++++ ENTRIES SHOWN ++++
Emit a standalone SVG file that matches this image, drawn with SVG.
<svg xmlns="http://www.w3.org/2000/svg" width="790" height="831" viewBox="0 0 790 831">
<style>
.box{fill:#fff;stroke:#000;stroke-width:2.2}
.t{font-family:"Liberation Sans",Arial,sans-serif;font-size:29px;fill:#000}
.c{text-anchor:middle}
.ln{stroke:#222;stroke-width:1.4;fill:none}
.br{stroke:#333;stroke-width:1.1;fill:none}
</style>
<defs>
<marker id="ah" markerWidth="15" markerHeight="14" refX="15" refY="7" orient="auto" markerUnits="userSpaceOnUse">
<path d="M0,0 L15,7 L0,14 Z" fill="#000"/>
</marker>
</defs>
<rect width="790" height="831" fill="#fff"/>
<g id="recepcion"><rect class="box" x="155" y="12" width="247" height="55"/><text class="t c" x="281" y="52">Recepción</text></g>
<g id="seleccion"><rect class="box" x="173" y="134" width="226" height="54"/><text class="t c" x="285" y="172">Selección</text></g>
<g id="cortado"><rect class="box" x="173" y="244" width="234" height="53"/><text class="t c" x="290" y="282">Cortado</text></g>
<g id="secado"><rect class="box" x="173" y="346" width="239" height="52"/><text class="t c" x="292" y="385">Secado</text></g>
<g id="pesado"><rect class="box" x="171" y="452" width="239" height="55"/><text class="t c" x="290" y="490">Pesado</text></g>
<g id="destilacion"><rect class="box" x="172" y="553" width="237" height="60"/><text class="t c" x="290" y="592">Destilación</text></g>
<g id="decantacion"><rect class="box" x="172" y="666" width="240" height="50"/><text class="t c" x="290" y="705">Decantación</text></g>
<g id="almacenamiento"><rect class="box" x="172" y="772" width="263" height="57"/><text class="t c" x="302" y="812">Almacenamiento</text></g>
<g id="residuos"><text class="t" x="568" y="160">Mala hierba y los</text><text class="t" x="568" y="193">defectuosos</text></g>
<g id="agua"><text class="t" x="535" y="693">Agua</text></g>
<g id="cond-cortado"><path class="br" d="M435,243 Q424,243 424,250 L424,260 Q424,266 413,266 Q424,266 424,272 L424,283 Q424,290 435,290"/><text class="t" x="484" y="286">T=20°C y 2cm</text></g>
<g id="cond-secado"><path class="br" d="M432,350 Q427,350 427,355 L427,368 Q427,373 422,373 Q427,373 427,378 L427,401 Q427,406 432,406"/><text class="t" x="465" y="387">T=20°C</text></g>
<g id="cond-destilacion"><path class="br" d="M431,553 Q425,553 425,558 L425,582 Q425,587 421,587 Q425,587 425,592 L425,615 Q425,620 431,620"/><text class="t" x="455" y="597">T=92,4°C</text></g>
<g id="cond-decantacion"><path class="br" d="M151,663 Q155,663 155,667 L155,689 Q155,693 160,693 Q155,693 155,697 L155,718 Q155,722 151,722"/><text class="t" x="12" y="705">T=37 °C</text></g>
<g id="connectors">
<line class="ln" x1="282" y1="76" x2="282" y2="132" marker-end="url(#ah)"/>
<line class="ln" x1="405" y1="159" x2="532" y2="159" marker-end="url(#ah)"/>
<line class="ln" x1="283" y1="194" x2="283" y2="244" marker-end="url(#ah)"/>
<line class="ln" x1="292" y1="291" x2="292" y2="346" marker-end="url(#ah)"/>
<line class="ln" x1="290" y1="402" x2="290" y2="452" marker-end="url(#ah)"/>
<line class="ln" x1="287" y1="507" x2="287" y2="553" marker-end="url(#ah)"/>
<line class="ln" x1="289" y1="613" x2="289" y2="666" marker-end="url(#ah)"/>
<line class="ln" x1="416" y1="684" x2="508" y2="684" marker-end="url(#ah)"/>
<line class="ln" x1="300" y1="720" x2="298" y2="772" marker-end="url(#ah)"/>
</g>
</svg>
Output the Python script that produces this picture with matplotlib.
++++
■ **WHAT YOU NEED TO DO**
Repeat every line of the data, exactly and in full.

■ **OUTPUT FOR THIS TASK**
Emit a standalone SVG file that matches this image, drawn with SVG.
<svg xmlns="http://www.w3.org/2000/svg" width="790" height="831" viewBox="0 0 790 831">
<style>
.box{fill:#fff;stroke:#000;stroke-width:2.2}
.t{font-family:"Liberation Sans",Arial,sans-serif;font-size:29px;fill:#000}
.c{text-anchor:middle}
.ln{stroke:#222;stroke-width:1.4;fill:none}
.br{stroke:#333;stroke-width:1.1;fill:none}
</style>
<defs>
<marker id="ah" markerWidth="15" markerHeight="14" refX="15" refY="7" orient="auto" markerUnits="userSpaceOnUse">
<path d="M0,0 L15,7 L0,14 Z" fill="#000"/>
</marker>
</defs>
<rect width="790" height="831" fill="#fff"/>
<g id="recepcion"><rect class="box" x="155" y="12" width="247" height="55"/><text class="t c" x="281" y="52">Recepción</text></g>
<g id="seleccion"><rect class="box" x="173" y="134" width="226" height="54"/><text class="t c" x="285" y="172">Selección</text></g>
<g id="cortado"><rect class="box" x="173" y="244" width="234" height="53"/><text class="t c" x="290" y="282">Cortado</text></g>
<g id="secado"><rect class="box" x="173" y="346" width="239" height="52"/><text class="t c" x="292" y="385">Secado</text></g>
<g id="pesado"><rect class="box" x="171" y="452" width="239" height="55"/><text class="t c" x="290" y="490">Pesado</text></g>
<g id="destilacion"><rect class="box" x="172" y="553" width="237" height="60"/><text class="t c" x="290" y="592">Destilación</text></g>
<g id="decantacion"><rect class="box" x="172" y="666" width="240" height="50"/><text class="t c" x="290" y="705">Decantación</text></g>
<g id="almacenamiento"><rect class="box" x="172" y="772" width="263" height="57"/><text class="t c" x="302" y="812">Almacenamiento</text></g>
<g id="residuos"><text class="t" x="568" y="160">Mala hierba y los</text><text class="t" x="568" y="193">defectuosos</text></g>
<g id="agua"><text class="t" x="535" y="693">Agua</text></g>
<g id="cond-cortado"><path class="br" d="M435,243 Q424,243 424,250 L424,260 Q424,266 413,266 Q424,266 424,272 L424,283 Q424,290 435,290"/><text class="t" x="484" y="286">T=20°C y 2cm</text></g>
<g id="cond-secado"><path class="br" d="M432,350 Q427,350 427,355 L427,368 Q427,373 422,373 Q427,373 427,378 L427,401 Q427,406 432,406"/><text class="t" x="465" y="387">T=20°C</text></g>
<g id="cond-destilacion"><path class="br" d="M431,553 Q425,553 425,558 L425,582 Q425,587 421,587 Q425,587 425,592 L425,615 Q425,620 431,620"/><text class="t" x="455" y="597">T=92,4°C</text></g>
<g id="cond-decantacion"><path class="br" d="M151,663 Q155,663 155,667 L155,689 Q155,693 160,693 Q155,693 155,697 L155,718 Q155,722 151,722"/><text class="t" x="12" y="705">T=37 °C</text></g>
<g id="connectors">
<line class="ln" x1="282" y1="76" x2="282" y2="132" marker-end="url(#ah)"/>
<line class="ln" x1="405" y1="159" x2="532" y2="159" marker-end="url(#ah)"/>
<line class="ln" x1="283" y1="194" x2="283" y2="244" marker-end="url(#ah)"/>
<line class="ln" x1="292" y1="291" x2="292" y2="346" marker-end="url(#ah)"/>
<line class="ln" x1="290" y1="402" x2="290" y2="452" marker-end="url(#ah)"/>
<line class="ln" x1="287" y1="507" x2="287" y2="553" marker-end="url(#ah)"/>
<line class="ln" x1="289" y1="613" x2="289" y2="666" marker-end="url(#ah)"/>
<line class="ln" x1="416" y1="684" x2="508" y2="684" marker-end="url(#ah)"/>
<line class="ln" x1="300" y1="720" x2="298" y2="772" marker-end="url(#ah)"/>
</g>
</svg>
Output the Python script that produces this picture with matplotlib.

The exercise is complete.